Le récit de son séjour effroyablement dangereux à Jassy mérite un plus long développement que nous nous proposons d’aborder une autre fois. Il suffit de savoir qu’elle ne quitte ce lieu qu’à la dernière extrémité pour partir terminer son service d’infirmière de guerre sur le front italien. Elle est envoyée en septembre 1917 à l’hôpital français de Livourne où elle va assurer le service de la salle d’opération et de pansements avec une compétence absolue, un dévouement de tous les instants toujours prête à rendre service et à seconder ses collègues. En 1919, elle est toujours en Italie et s’occupe d’une unité de 80 lits pour soigner les malades atteints de la grippe, la fameuse grippe espagnole qui allait faire plus de 274 000 morts dans la péninsule et toucher un italien sur sept. Le directeur de l’hôpital la voit partir à regret, appelée « chez elle par des raisons impérieuses ». De retour en Savoie, on la retrouve très vite en activité dans un hôpital temporaire n°103 de Chambéry où elle dirige une unité d’une centaine de lits.

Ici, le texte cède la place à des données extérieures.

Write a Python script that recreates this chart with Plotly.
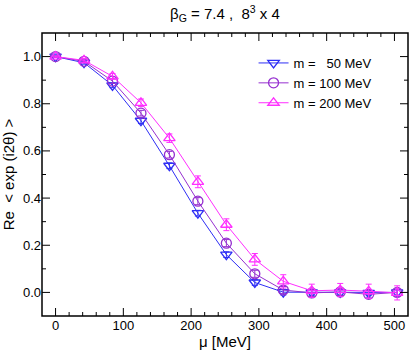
import plotly.graph_objects as go

mu = [0, 42, 84, 126, 168, 210, 252, 294, 336, 378, 420, 462, 504]
m50 = [1.0, 0.974, 0.878, 0.728, 0.537, 0.336, 0.160, 0.042, 0.001, 0.0, 0.0, -0.002, 0.0]
m100 = [1.0, 0.980, 0.896, 0.760, 0.584, 0.387, 0.209, 0.079, 0.010, -0.002, 0.002, -0.008, 0.0]
m200 = [1.0, 0.984, 0.916, 0.804, 0.654, 0.469, 0.287, 0.140, 0.047, 0.007, 0.010, 0.005, -0.002]
e50 = [0.003, 0.006, 0.010, 0.012, 0.012, 0.012, 0.012, 0.012, 0.012, 0.012, 0.012, 0.012, 0.012]
e100 = [0.003, 0.006, 0.010, 0.012, 0.014, 0.015, 0.015, 0.015, 0.015, 0.015, 0.015, 0.015, 0.015]
e200 = [0.003, 0.008, 0.012, 0.016, 0.018, 0.025, 0.025, 0.025, 0.028, 0.028, 0.028, 0.030, 0.030]
names = ["m =\u00a0\u00a0\u00a050 MeV", "m = 100 MeV", "m = 200 MeV"]
x_major = [0, 100, 200, 300, 400, 500]
x_minor = list(range(-20, 521, 20))
y_major = [0.0, 0.2, 0.4, 0.6, 0.8, 1.0]
y_minor = [round(-0.1 + 0.1 * i, 1) for i in range(13)]

colors = ["#2e2ef5", "#9630d0", "#ff2eff"]
symbols = ["triangle-down-open", "circle-open", "triangle-up-open"]

fig = go.Figure()
for y, e, n, c, s in zip([m50, m100, m200], [e50, e100, e200], names, colors, symbols):
    fig.add_trace(go.Scatter(
        x=mu, y=y, name=n, mode="lines+markers",
        line=dict(color=c, width=1),
        marker=dict(symbol=s, size=10, color=c, line=dict(width=1.3, color=c)),
        error_y=dict(type="data", array=e, visible=True, color=c, thickness=1, width=3),
    ))

# frame
fig.add_shape(type="rect", xref="paper", yref="paper", x0=0, x1=1, y0=0, y1=1,
              line=dict(color="black", width=1.5), layer="above")
# ticks on all four sides
for xv in x_minor:
    if xv <= -20 or xv >= 520:
        continue
    L = 8 if xv in x_major else 4
    for anchor, sgn in ((0, 1), (1, -1)):
        fig.add_shape(type="line", xref="x", yref="paper", ysizemode="pixel", yanchor=anchor,
                      x0=xv, x1=xv, y0=0, y1=sgn * L, line=dict(color="black", width=1))
for yv in y_minor:
    if yv <= -0.1 or yv >= 1.1:
        continue
    L = 8 if yv in y_major else 4
    for anchor, sgn in ((0, 1), (1, -1)):
        fig.add_shape(type="line", xref="paper", yref="y", xsizemode="pixel", xanchor=anchor,
                      x0=0, x1=sgn * L, y0=yv, y1=yv, line=dict(color="black", width=1))

fig.update_layout(
    width=409, height=351,
    margin=dict(l=42, r=1, t=33, b=35),
    paper_bgcolor="white", plot_bgcolor="white",
    font=dict(family="Liberation Sans, Arial, sans-serif", size=13, color="black"),
    title=dict(text="β<sub>G</sub> = 7.4 ,  8<sup>3</sup> x 4", x=0.55, xanchor="center",
               y=0.96, yanchor="middle", font=dict(size=15)),
    legend=dict(x=0.578, y=0.947, xanchor="left", yanchor="top", bgcolor="rgba(0,0,0,0)",
                font=dict(size=13), tracegroupgap=0),
)
fig.update_xaxes(range=[-20, 520], tickvals=x_major, ticks="", showline=False,
                 showgrid=False, zeroline=False,
                 title=dict(text="μ [MeV]", font=dict(size=15), standoff=2))
fig.update_yaxes(range=[-0.1, 1.1], tickvals=y_major, tickformat=".1f", ticks="",
                 showline=False, showgrid=False, zeroline=False,
                 title=dict(text="Re  < exp (i2θ) >", font=dict(size=15), standoff=4))

fig.write_html("out.html", config={"displayModeBar": False},
               post_script="document.body.style.margin='0';document.body.style.overflow='hidden';")
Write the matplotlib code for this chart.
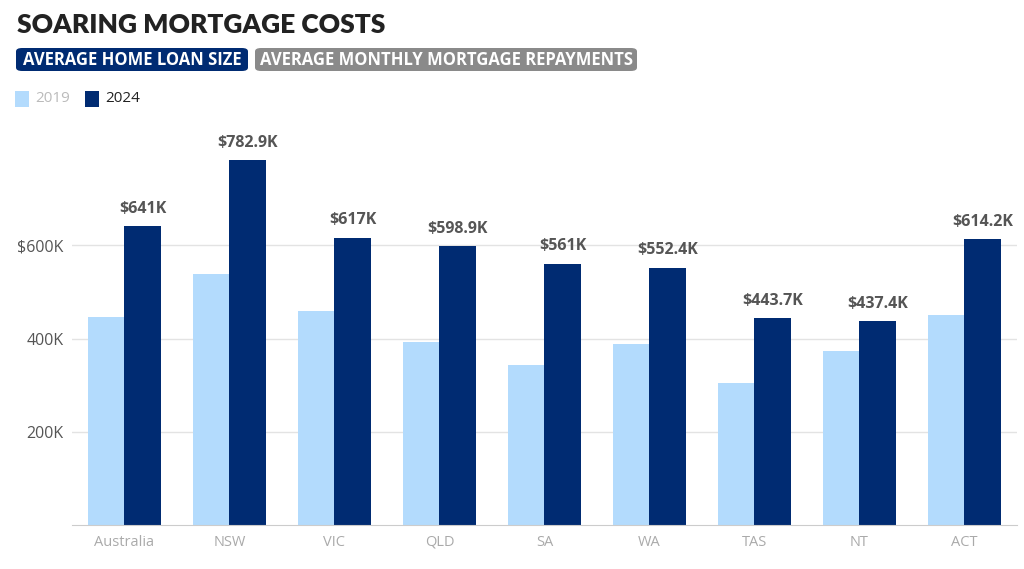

Cette « courageuse Femme de France » comme on la nomme dans l’article du « Journal du Commerce » de février 1918 fait partie de l’immense cohorte des oubliées de l’histoire que sont les femmes de la Grande Guerre.
Clémence Brunet avait reçu de nombreuses médailles attestant de son courage et de son dévouement, un siècle plus tard on peut penser qu’il lui manque peut-être une dernière distinction, celle de voir une rue de son village natal porter son nom.